The more I think about it, the more I come to appreciate Penelope’s fortitude, intelligence, and strength.  Loreena McKennitt, one of my favorite singers, articulates these very qualities in “Penelope’s Song,” described as “a paean to steadfast love.”

Although Penelope didn’t have to brave the retribution of gods and men for twenty years, she had to wait for twenty years, rearing a son, evading the suitors, and holding onto the belief that Odysseus lived.  I’m reminded of a passage from Jane Austen’s Persuasion, where Anne Elliot argues that women “love longest, when existence or when hope is gone.” She continues,

We certainly do not forget you so soon as you forget us.  It is, perhaps, our fate rather than our merit.  We live at home, quiet, confined, and our feelings prey on us. You are forced on exertion.  You have always a profession, pursuits, business of some sort or other, to take you back into the world immediately, and continual occupation and change soon weaken impressions.
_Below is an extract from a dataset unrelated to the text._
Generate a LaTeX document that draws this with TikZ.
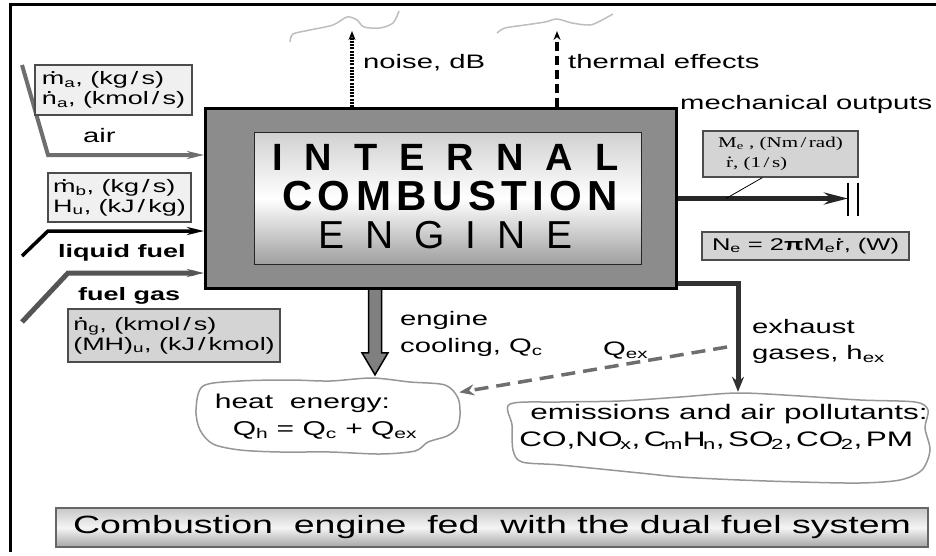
\documentclass[tikz,border=0pt]{standalone}
\usepackage{fontspec}
\setmainfont{Liberation Sans}[FakeStretch=1.5]
\newfontfamily\engfont{Liberation Sans}
\newfontfamily\serfont{Liberation Serif}[FakeStretch=1.4]
\usetikzlibrary{arrows.meta,positioning,calc}
\definecolor{enginegray}{RGB}{140,140,140}
\definecolor{lightbox}{RGB}{240,240,240}
\definecolor{midbox}{RGB}{212,212,212}
\definecolor{wavegray}{RGB}{190,190,190}
\definecolor{cloudgray}{RGB}{150,150,150}
\definecolor{airgray}{RGB}{110,110,110}
\definecolor{gasgray}{RGB}{85,85,85}
\definecolor{exhgray}{RGB}{50,50,50}
\newcommand{\ovdot}[1]{\ooalign{#1\cr\hidewidth\raisebox{0.6em}{.}\hidewidth\cr}}
\newcommand{\fs}[2]{\fontsize{#1}{#2}\selectfont}

\begin{document}
\begin{tikzpicture}[x=1pt,y=-1pt,
  lbl/.style={anchor=base west,inner sep=0pt,font=\fs{19.5}{24}},
  boldlbl/.style={anchor=base west,inner sep=0pt,font=\bfseries\fs{18}{22}},
  qbox/.style={draw=black!70,line width=1.2pt,align=left,inner xsep=4pt,inner ysep=0pt,font=\fs{18}{20}},
  bigletters/.style={anchor=base west,inner sep=0pt},
  enginebox/.style={draw,line width=3pt,fill=enginegray,minimum width=471pt,minimum height=180pt,inner sep=0pt},
  corebox/.style={draw=black!85,line width=1pt,minimum width=387pt,minimum height=132pt,inner sep=0pt,
    top color=black!18,bottom color=black!38,middle color=white},
  inarrow/.style={line width=#1,-{Stealth[length=17pt,width=8pt]}},
  noisearrow/.style={line width=3.5pt,dash pattern=on 2pt off 1.2pt,-{Stealth[length=9pt,width=7pt]}},
  heatarrow/.style={line width=3.5pt,dash pattern=on 9pt off 5pt,-{Stealth[length=9pt,width=7pt]}},
  wave/.style={wavegray,line width=1.5pt},
  shaftarrow/.style={line width=5pt,black!85,-{Stealth[length=24pt,width=12pt]}},
  exharrow/.style={line width=5pt,exhgray,-{Stealth[length=15pt,width=12pt]}},
  qexarrow/.style={line width=3.5pt,airgray,dash pattern=on 14pt off 8pt,-{Stealth[length=15pt,width=11pt]}},
  coolarrow/.style={draw=black,line width=1.5pt,fill=black!50,line join=miter},
  cloudline/.style={cloudgray,line width=1.5pt},
  cloudtxt/.style={align=left,inner sep=0pt,font=\fs{20}{27}},
  titlebox/.style={draw=black!60,line width=2pt,minimum width=872pt,minimum height=39pt,inner sep=0pt,
    top color=black!22,bottom color=black!35,middle color=black!4,font=\fs{25}{25}}]

\useasboundingbox (0,0) rectangle (936,555);
\draw[line width=3pt] (10,552) -- (10,4.5) -- (936,4.5);

\node[enginebox] (engine) at (441,198.5) {};
\node[corebox] (core) at (448,198.5) {};
\node[bigletters,font=\engfont\bfseries\fs{38}{38}\addfontfeatures{LetterSpace=58}] (internal) at (272,170) {INTERNAL};
\node[bigletters,font=\engfont\bfseries\fs{42}{42}\addfontfeatures{LetterSpace=13}] (combust) at (282,210) {COMBUSTION};
\node[bigletters,font=\engfont\fs{39}{39}\addfontfeatures{LetterSpace=54}] (eng) at (318,248) {ENGINE};

\coordinate (airsrc) at (22,65);
\coordinate (airbend) at (48,155);
\coordinate (liqsrc) at (22,256);
\coordinate (liqbend) at (48,231);
\coordinate (gassrc) at (22,322);
\coordinate (gasbend) at (68,273);
\draw[inarrow=4pt,airgray] (airsrc) -- (airbend) -- (airbend -| engine.west);
\draw[inarrow=3.5pt,black] (liqsrc) -- (liqbend) -- (liqbend -| engine.west);
\draw[inarrow=5pt,gasgray] (gassrc) -- (gasbend) -- (gasbend -| engine.west);

\node[qbox,fill=lightbox,minimum width=157pt,minimum height=50pt] (airbox) at (113.5,90)
  {\ovdot{m}\textsubscript{a}, (kg\,/\,s)\\\ovdot{n}\textsubscript{a}, (kmol\,/\,s)};
\node[lbl] (airlbl) at (83,142) {air};
\node[qbox,fill=lightbox,minimum width=143pt,minimum height=49pt] (liqbox) at (119.5,197.5)
  {\ovdot{m}\textsubscript{b}, (kg\,/\,s)\\H\textsubscript{u}, (kJ\,/\,kg)};
\node[boldlbl] (liqlbl) at (58,257) {liquid fuel};
\node[boldlbl] (gaslbl) at (78,300) {fuel gas};
\node[qbox,fill=midbox,minimum width=212pt,minimum height=53pt] (gasbox) at (174,335.5)
  {\ovdot{n}\textsubscript{g}, (kmol\,/\,s)\\(MH)\textsubscript{u}, (kJ\,/\,kmol)};

\coordinate (noisetop) at (352,31);
\coordinate (heattop) at (557,31);
\draw[noisearrow] (noisetop |- engine.north) -- (noisetop);
\draw[heatarrow] (heattop |- engine.north) -- (heattop);
\draw[wave] plot[smooth] coordinates {(290,42) (293,34) (310,30) (333,25) (347,17) (357,20) (364,27) (380,28) (393,23) (399,11)};
\draw[wave] plot[smooth] coordinates {(497,33) (505,28) (525,25) (545,22) (557,19) (572,23) (590,25) (602,20) (613,14)};
\node[lbl] (noiselbl) at (363,68) {noise, dB};
\node[lbl] (thermlbl) at (568,68) {thermal effects};

\node[lbl] (mechlbl) at (680,109) {mechanical outputs};
\node[qbox,fill=midbox,minimum width=155pt,minimum height=46pt,inner xsep=8pt,font=\serfont\fs{15}{20}] (mebox) at (780.5,154)
  {M\textsubscript{e} , (Nm\,/\,rad)\\\hspace{8pt}\ovdot{r}, (1\,/\,s)};
\coordinate (coupl) at (848,198.5);
\draw[shaftarrow] (engine.east) -- (coupl);
\draw[line width=1.2pt] ($(coupl)+(0,-16)$) -- ($(coupl)+(0,17)$);
\draw[line width=1.2pt] ($(coupl)+(10,-16)$) -- ($(coupl)+(10,17)$);
\draw[line width=0.8pt] ($(mebox.south west)+(60,0)$) -- ($(engine.east)+(48,0)$);
\node[qbox,fill=midbox,minimum width=207pt,minimum height=28pt,align=center,font=\fs{17}{20}] (nebox) at (805.5,246)
  {N\textsubscript{e} = 2\textbf{π}M\textsubscript{e}\ovdot{r}, (W)};

\node[cloudtxt,minimum width=286pt,minimum height=83pt] (heat) at (316,416.5)
  {heat\ \ energy:\\\hspace{18pt}Q\textsubscript{h} = Q\textsubscript{c} + Q\textsubscript{ex}};
\draw[cloudline] plot[smooth cycle] coordinates {(203,386) (240,381) (290,380) (330,381) (372,378) (410,382) (445,385) (458,398) (460,415) (457,428) (447,436) (428,442) (415,451) (380,454) (330,452) (280,452) (240,450) (213,444) (200,430) (196,410)};
\coordinate (coolx) at (375,0);
\draw[coolarrow] ($(coolx |- engine.south)+(-6.5,0)$) -- ($(coolx |- heat.north)+(-6.5,-22)$) -- ++(-6.5,0)
  -- (coolx |- heat.north) -- ++(13,-22) -- ++(-6.5,0) -- ($(coolx |- engine.south)+(6.5,0)$);
\node[lbl] (coollbl1) at (400,325) {engine};
\node[lbl] (coollbl2) at (400,352) {cooling, Q\textsubscript{c}};

\node[cloudtxt,font=\fs{21}{27},minimum height=69pt] (emis) at (723.5,426.5)
  {\hspace{11pt}emissions and air pollutants:\\CO,NO\kern-0.12em\textsubscript{x},\,C\kern-0.12em\textsubscript{m}H\kern-0.12em\textsubscript{n},\,SO\kern-0.12em\textsubscript{2},\,CO\kern-0.12em\textsubscript{2},\,PM};
\draw[cloudline] plot[smooth cycle] coordinates {(510,404) (560,402) (620,401) (680,397) (738,393) (800,396) (860,400) (915,402) (928,410) (925,428) (930,450) (922,470) (900,480) (860,483) (800,482) (740,480) (680,477) (640,473) (560,465) (522,462) (513,450) (512,425)};
\coordinate (exhx) at (738,0);
\draw[exharrow] ([yshift=7pt]engine.south east) -| (exhx |- emis.north);
\node[lbl] (exhlbl1) at (752,333) {exhaust};
\node[lbl] (exhlbl2) at (752,359) {gases, h\textsubscript{ex}};

\coordinate (qexsrc) at (727,347);
\draw[qexarrow] (qexsrc) -- (heat);
\node[lbl] (qexlbl) at (603,355) {Q\textsubscript{ex}};

\node[titlebox] (title) at (492,527.5) {Combustion\ \ engine\ \ fed\ \ with the dual fuel system};
\end{tikzpicture}
\end{document}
"Penelope Unraveling Her Web," by Joseph Wright of Derby

While Penelope might have been confined, she isn’t completely helpless.  She uses her own techniques to thwart the suitors and to undermine their advances.  For example, she promises to choose a husband from among them only after she weaves a burial shroud for her father-in-law; however, she secretly undoes part of the shroud every few nights in an attempt to delay her decision and to buy herself more time.

Penelope a remarkable character and the perfect mate for a hero like Odysseus. They are lovers and partners;  Homer (at least from my reading) makes it clear that they relate with one another as equal partners, and by the end, they are left in marital bliss — or so I like to imagine!

What are your favorite romantic couples from myth and legend? Do you prefer star-crossed and tragic lovers, or ones who manage to weather the odds and achieve a happy ending?


  1. Over from Bloghop! In a strange coincidence, I just finished reading Penelopiad by Margaret Atwood, which I totally recommend. It retells both the Iliad and the Odyssey from Penelope’s point of view, which is humorous in many places, and takes on the entire notion of mythology itself.

    • Hello, and good to meet you. Thanks for telling about Atwood’s book. I hadn’t heard of it before, but I’ll definitely have to pick it up from the library. I love retellings of classic tales, especially from the female perspective.